Helicopter Ben said:
Is it likely that government spending will come down to a sustainable level? No
Will the government stop printing money? No
Is the govt more likely to grow and interfere even more than it already does? Yes
I think the answers are an obvious no, no, and yes. - Agree If my answers are correct, then collapse is a mathematical certainty.
If we can't predict when, but we're certain of the outcome, it only makes sense to prepare now. - Agree with a caveat in my response.
Stablecoins are, essentially, the CBDC everyone saw and objected to a few years ago. The main differences here are
1) They're issued by Treasury and not by Fed
Also
2) They're backed by UST bills, not notes. Stablecoin adoption supercharges foreign purchases of treasuries injecting huge amounts of foreign capital into the US. It's the anti-dedollarization.
3) They're completely controlled by the US
4) They take SWIFT (Euro Dollar market, for the most part) out of play
5) They actually could upend the entire banking system. Right now banks play intermediary between the Fed and the people to increase or decrease money supply, interest rates etc. Stablecoins can do that without any part of the banking system. It's a direct connection between the user and the US Treasury.
6) Globally, people want to be paid in USD rather than their own local currency. They want to hold their cash in USD rather than their own local currency. The vast, vast majority of global commerce is done in USD.
USD has a, lessening, stranglehold on global commerce. Stablecoins could be like an Extremis injection to USD control. There is a scenario in which every strength of the USD is multiplied to a degree that it can't be competed against (until such a time it explodes...I'm borrowing from Iron Man 3 FYI)
Ultimately, the mathematical certainty remains but timing becomes more cloudly. I think Stablecoins push dedollarization out decades. I think it would be folly to assume the US has reached this level of global monetary dominance without having some tools left to deploy.
Now the caveat. Preparation is prudent. I think the mistake someone could make is to prepare to such a degree that they miss a lot of potential upside in the mean time. Think of it this way, Dave just landed for an 2 week vacation with his family. Everyone but Dave heads out to the destination and enjoys themselves. Dave, on the other hand, the prudent planner, stays in the airport and heads over to his departure gate. He knows the plane home is taking off from there and doesn't want to miss it so why take the chance of leaving the airport?
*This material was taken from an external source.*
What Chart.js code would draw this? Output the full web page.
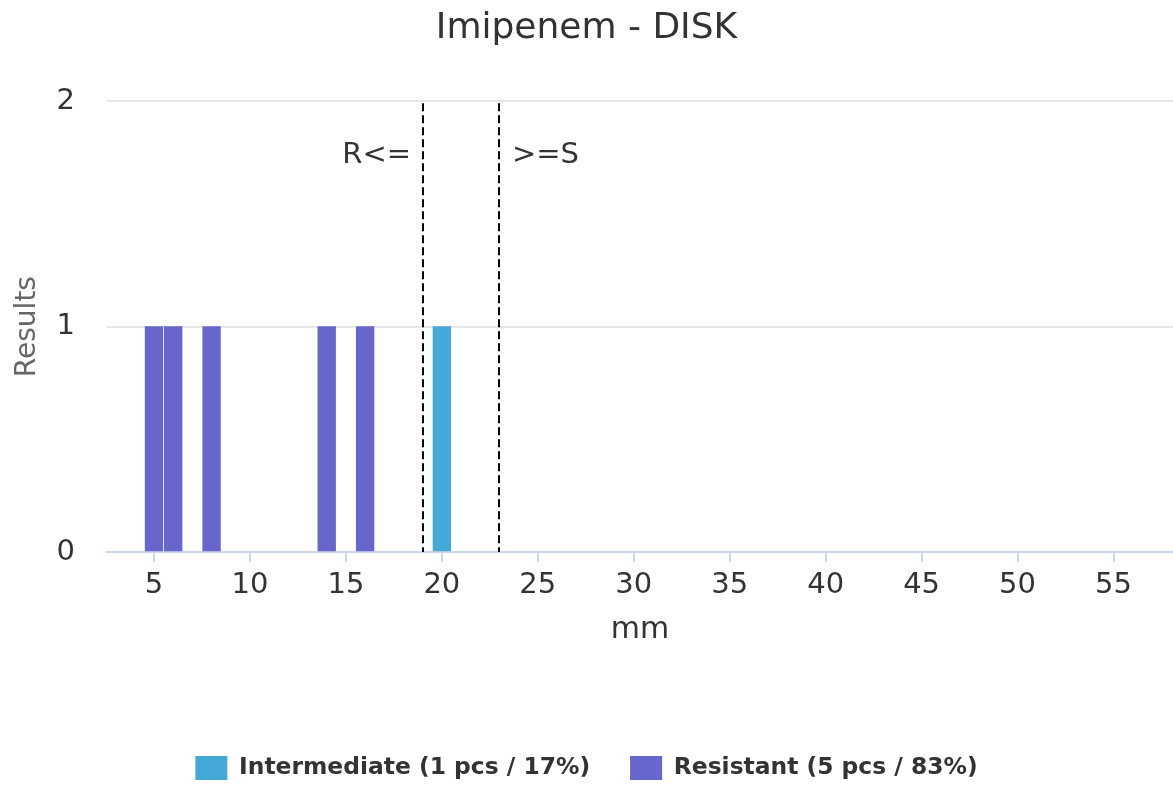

I get the example has a very concrete defined timeline for the departing aircraft and the collapse of USD is undefined which is where the analogy falls apart. I think if you prepare for something like it's imminent and fail to use resources for any other alternative, you'll miss something. The correct behavior is not to just prepare, but to prepare to such a degree that it considers the reality of multiple outcomes being in the distribution - particularly when incoming data lean more towards those alternatives than the certainty in the near term.